» WORK TO BE COMPLETED: Drop the pictures, then extract the listing word for word.

» DATA SHOWN:
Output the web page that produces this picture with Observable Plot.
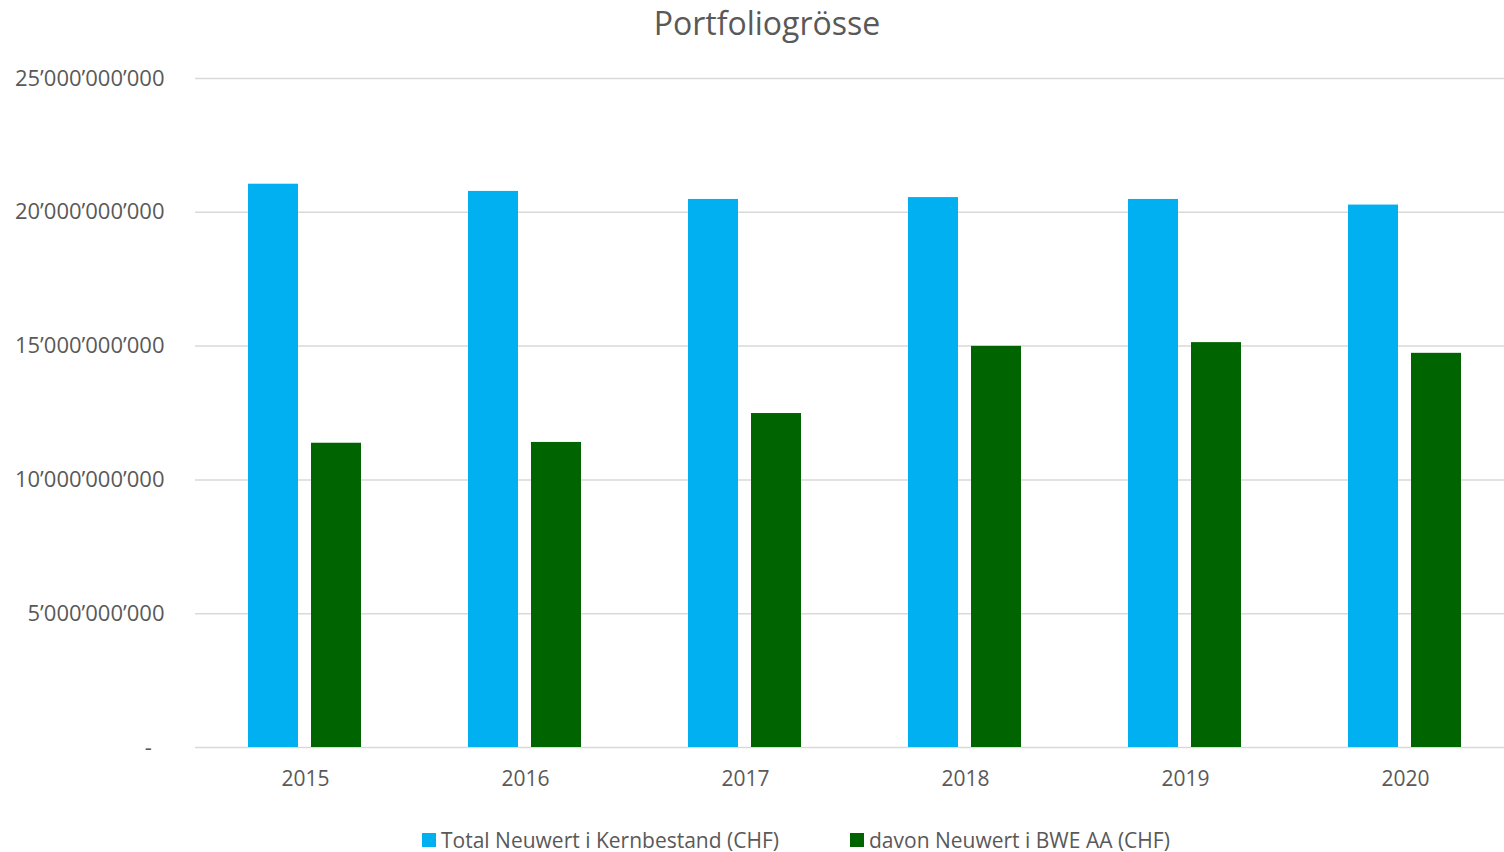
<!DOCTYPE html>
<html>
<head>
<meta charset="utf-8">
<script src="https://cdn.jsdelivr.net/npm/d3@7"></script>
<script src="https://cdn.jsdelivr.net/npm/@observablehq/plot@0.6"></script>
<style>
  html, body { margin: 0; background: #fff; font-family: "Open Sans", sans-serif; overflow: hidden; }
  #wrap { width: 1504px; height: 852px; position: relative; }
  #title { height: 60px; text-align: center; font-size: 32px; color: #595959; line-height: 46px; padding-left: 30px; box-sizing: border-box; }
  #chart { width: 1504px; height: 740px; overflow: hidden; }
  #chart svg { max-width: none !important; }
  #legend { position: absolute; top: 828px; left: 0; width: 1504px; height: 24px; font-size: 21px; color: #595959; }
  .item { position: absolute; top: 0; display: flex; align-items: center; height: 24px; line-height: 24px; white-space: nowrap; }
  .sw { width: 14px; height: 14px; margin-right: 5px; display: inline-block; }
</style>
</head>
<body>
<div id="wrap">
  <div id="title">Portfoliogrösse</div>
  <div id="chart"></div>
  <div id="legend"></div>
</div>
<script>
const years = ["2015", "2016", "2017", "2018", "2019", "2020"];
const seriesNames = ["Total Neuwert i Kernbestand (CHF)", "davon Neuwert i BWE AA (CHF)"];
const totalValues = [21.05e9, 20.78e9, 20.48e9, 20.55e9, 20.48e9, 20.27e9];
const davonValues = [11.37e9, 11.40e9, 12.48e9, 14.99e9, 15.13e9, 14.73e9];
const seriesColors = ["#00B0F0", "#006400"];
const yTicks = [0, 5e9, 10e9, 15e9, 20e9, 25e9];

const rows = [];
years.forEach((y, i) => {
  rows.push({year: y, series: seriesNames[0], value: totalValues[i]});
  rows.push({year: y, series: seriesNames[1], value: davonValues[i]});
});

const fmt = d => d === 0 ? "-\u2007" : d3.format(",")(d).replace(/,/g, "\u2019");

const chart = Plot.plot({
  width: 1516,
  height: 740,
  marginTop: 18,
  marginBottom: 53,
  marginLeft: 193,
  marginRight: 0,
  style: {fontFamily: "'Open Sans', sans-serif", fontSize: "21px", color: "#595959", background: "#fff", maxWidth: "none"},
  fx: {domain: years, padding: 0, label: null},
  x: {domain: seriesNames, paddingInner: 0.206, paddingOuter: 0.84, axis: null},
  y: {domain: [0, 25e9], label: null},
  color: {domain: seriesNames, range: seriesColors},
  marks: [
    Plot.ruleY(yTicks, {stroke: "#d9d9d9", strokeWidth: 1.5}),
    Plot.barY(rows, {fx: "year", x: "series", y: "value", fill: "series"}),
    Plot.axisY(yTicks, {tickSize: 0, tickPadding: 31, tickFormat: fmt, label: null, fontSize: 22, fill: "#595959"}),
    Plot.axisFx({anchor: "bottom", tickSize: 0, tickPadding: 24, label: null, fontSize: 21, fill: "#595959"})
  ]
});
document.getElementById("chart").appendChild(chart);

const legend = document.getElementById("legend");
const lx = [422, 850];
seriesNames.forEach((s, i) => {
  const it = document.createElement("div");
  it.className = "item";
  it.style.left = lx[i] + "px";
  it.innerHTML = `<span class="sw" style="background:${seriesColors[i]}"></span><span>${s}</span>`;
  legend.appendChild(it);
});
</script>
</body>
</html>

» RESPONSE TO THE EXERCISE:
Output the web page that produces this picture with Observable Plot.
<!DOCTYPE html>
<html>
<head>
<meta charset="utf-8">
<script src="https://cdn.jsdelivr.net/npm/d3@7"></script>
<script src="https://cdn.jsdelivr.net/npm/@observablehq/plot@0.6"></script>
<style>
  html, body { margin: 0; background: #fff; font-family: "Open Sans", sans-serif; overflow: hidden; }
  #wrap { width: 1504px; height: 852px; position: relative; }
  #title { height: 60px; text-align: center; font-size: 32px; color: #595959; line-height: 46px; padding-left: 30px; box-sizing: border-box; }
  #chart { width: 1504px; height: 740px; overflow: hidden; }
  #chart svg { max-width: none !important; }
  #legend { position: absolute; top: 828px; left: 0; width: 1504px; height: 24px; font-size: 21px; color: #595959; }
  .item { position: absolute; top: 0; display: flex; align-items: center; height: 24px; line-height: 24px; white-space: nowrap; }
  .sw { width: 14px; height: 14px; margin-right: 5px; display: inline-block; }
</style>
</head>
<body>
<div id="wrap">
  <div id="title">Portfoliogrösse</div>
  <div id="chart"></div>
  <div id="legend"></div>
</div>
<script>
const years = ["2015", "2016", "2017", "2018", "2019", "2020"];
const seriesNames = ["Total Neuwert i Kernbestand (CHF)", "davon Neuwert i BWE AA (CHF)"];
const totalValues = [21.05e9, 20.78e9, 20.48e9, 20.55e9, 20.48e9, 20.27e9];
const davonValues = [11.37e9, 11.40e9, 12.48e9, 14.99e9, 15.13e9, 14.73e9];
const seriesColors = ["#00B0F0", "#006400"];
const yTicks = [0, 5e9, 10e9, 15e9, 20e9, 25e9];

const rows = [];
years.forEach((y, i) => {
  rows.push({year: y, series: seriesNames[0], value: totalValues[i]});
  rows.push({year: y, series: seriesNames[1], value: davonValues[i]});
});

const fmt = d => d === 0 ? "-\u2007" : d3.format(",")(d).replace(/,/g, "\u2019");

const chart = Plot.plot({
  width: 1516,
  height: 740,
  marginTop: 18,
  marginBottom: 53,
  marginLeft: 193,
  marginRight: 0,
  style: {fontFamily: "'Open Sans', sans-serif", fontSize: "21px", color: "#595959", background: "#fff", maxWidth: "none"},
  fx: {domain: years, padding: 0, label: null},
  x: {domain: seriesNames, paddingInner: 0.206, paddingOuter: 0.84, axis: null},
  y: {domain: [0, 25e9], label: null},
  color: {domain: seriesNames, range: seriesColors},
  marks: [
    Plot.ruleY(yTicks, {stroke: "#d9d9d9", strokeWidth: 1.5}),
    Plot.barY(rows, {fx: "year", x: "series", y: "value", fill: "series"}),
    Plot.axisY(yTicks, {tickSize: 0, tickPadding: 31, tickFormat: fmt, label: null, fontSize: 22, fill: "#595959"}),
    Plot.axisFx({anchor: "bottom", tickSize: 0, tickPadding: 24, label: null, fontSize: 21, fill: "#595959"})
  ]
});
document.getElementById("chart").appendChild(chart);

const legend = document.getElementById("legend");
const lx = [422, 850];
seriesNames.forEach((s, i) => {
  const it = document.createElement("div");
  it.className = "item";
  it.style.left = lx[i] + "px";
  it.innerHTML = `<span class="sw" style="background:${seriesColors[i]}"></span><span>${s}</span>`;
  legend.appendChild(it);
});
</script>
</body>
</html>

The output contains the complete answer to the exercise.